Carbon emissions from wildfires are expected to increase 50 percent by the year 2050, according to a report from Auburn University and George Mason University.

“When trees grow they absorb carbon, but when a tree dies, like the thousands of acres of dead bark beetle trees that cover our hillsides, it starts to release carbon slowly as it decomposes, or rapidly when it burns,” Tipton said.

“The failure to address responsible forest management for the health, the natural environment, and for the safety of our communities simply defies logic,” Tipton said.

Even though extreme weather has plagued mankind since the dawn of time, Obama ridicules anyone who questions his claims and an offshoot of his presidential campaign, Organizing for Action, is targeting lawmakers who disagree with him.

The campaign is urging followers to “call out” certain members of Congress on Twitter, including Reps. Cory Gardner, Doug Lamborn, and Tipton.

“Scott Tipton conceded that climate change exists, but argued that it’s caused by natural climate cycles rather than humans,” the campaign says on its webpage.

Gardner and Lamborn also made the list for questioning the causes of global warming and the long-term effects.

Another arm of the Democratic Party, Media Matters, is criticizing western newspapers that do not blame climate change on devastating wildfires.

“A survey of papers in Arizona, California, Colorado, New Mexico and Utah found that coverage of recent wildfires only mentioned the role of climate change about 4.5 percent of the time — less than half as often as major national papers (9.4 percent),” Media Matters said last week.

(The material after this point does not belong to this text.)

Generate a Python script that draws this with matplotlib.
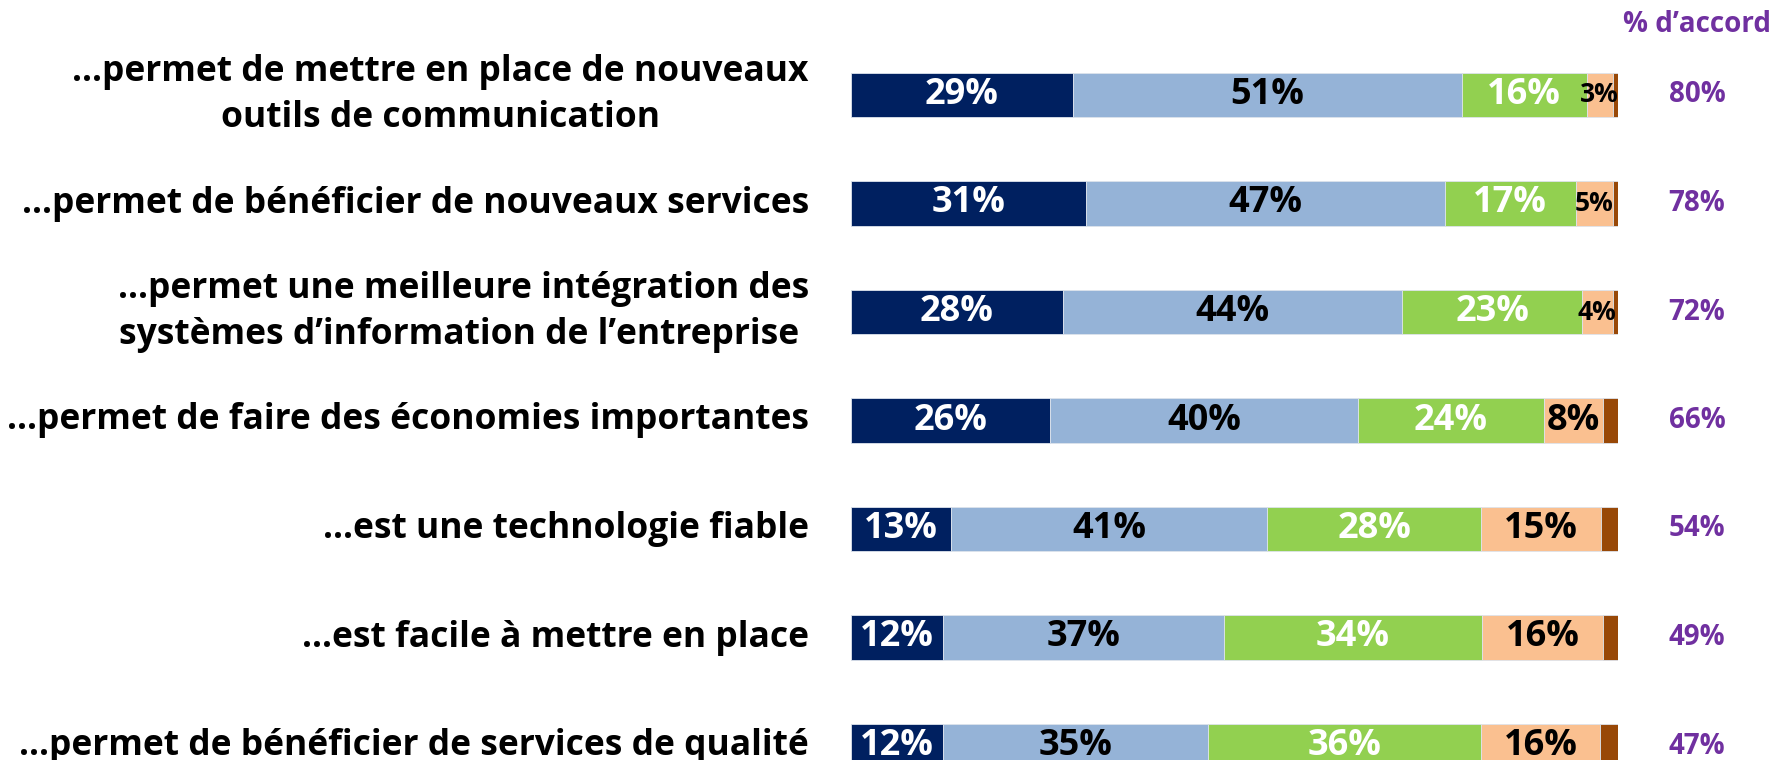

Comments made by visitors are not representative of The Colorado Observer staff.

7 Responses to Obama Climate Change Campaign Targets Colorado Lawmakers

  1. Dave
    July 17, 2013 at 2:24 pm

    All the idiot does is flap his jaws

  2. July 17, 2013 at 2:45 pm

    It’s interesting that you vaguely allude to the Organizing for America campaign and indeed the one attempt that I personally had in attempting to work with this organization there was one clear point made – that the new O.F.A. campaign would only discuss those items that have been clearly approved by the President. While having participated in activities that I’m sure that assisted in reelection, I do not consent to the way this organization has progressed. When attempting to help throw a Environmental Support Rally a month or so back, it was clear that any mention of the Keystone XL pipeline (for example) was banned and not authorized. As an entity with Grassroots base, it was quite disappointing to experience the change of behavior from that of ‘What the people want’ to ‘party line instructions’. Climate change is part of the realities of our world, but the responsibilities for reducing them lay within each of us. The effectiveness of recycling programs, expansion and use of mass transit, developing manufacturing resources for beetle kill lumber and expanding the ease of permits for clearing (and access for educating contractors) are also important factors to be considered in the solutions. The tragedy here is that national behavior changes have been demanded for over 40 years, politically it hasn’t become profitable to heed the advice of educated scientists regarding the climate because corporate interests provided a pathway to overlook such concerns.

  3. Dave
    July 17, 2013 at 7:40 pm

    So Brian
    You are another dupe.?

  4. SPQR
    July 17, 2013 at 9:10 pm

    Obama wishes to cap off his disaster two terms with permanent changes in the US economy that will cripple it for decades to come.

    He must be opposed at every turn.

    • TheQuickening
      July 19, 2013 at 9:20 am

      For over a hundred years the goal of communism has been to destroy the American economy. If they can convince people of idiocies like “man-made” global warming, they can do about anything.

      As long as we have these constant threats of the “boogey-man” there will be a legislator willing to write a “law” to convince the public they are protected. Once our economy is destroyed the remaining bits’n pieces will be easily swept into the dustbin of globalism.

  5. TheQuickening
    July 19, 2013 at 9:17 am

    We don’t take it seriously because it’s a psuedo-scientific rubric designed to allow governments to impose taxes to fight something that cannot be fought. That “something” is called the “S U N.” It’s the same thing that ended the ice age. The same thing that melted a half mile thick icecap over Northern North America -the same ice cap that dug out the Great Lakes.

    This is more of your pursuing your agenda of minimizing peoples control of their lives while maximizing the harvest of tax dollars.

    Go peddle your agenda somewhere else.

  6. Skeptic
    July 22, 2013 at 8:14 am

    “While Obama focuses on carbon emissions as the cause of wildfires, Colorado Republican Rep. Scott Tipton says wildfires are the cause of significant carbon emissions.”

    Scott Tipton seems a little confused. Obama never said carbon emissions were the cause of wildfires, he suggested climate change makes wildfires worse. On the other hand, although Tipton says, “wildfires are the cause of significant carbon emissions.”, the net effect is zero because as Tipton also says, “When trees grow they absorb carbon, but when a tree dies, like the thousands of acres of dead bark beetle trees that cover our hillsides, it starts to release carbon slowly as it decomposes, or rapidly when it burns,”

    On the third hand, why is Tipton even concerned about how much carbon wildfires produce because, ““Scott Tipton conceded that climate change exists, but argued that it’s caused by natural climate cycles rather than humans,” the campaign says on its webpage.

    It seems like whenever Tipton speaks, he expresses at least 3 opinions.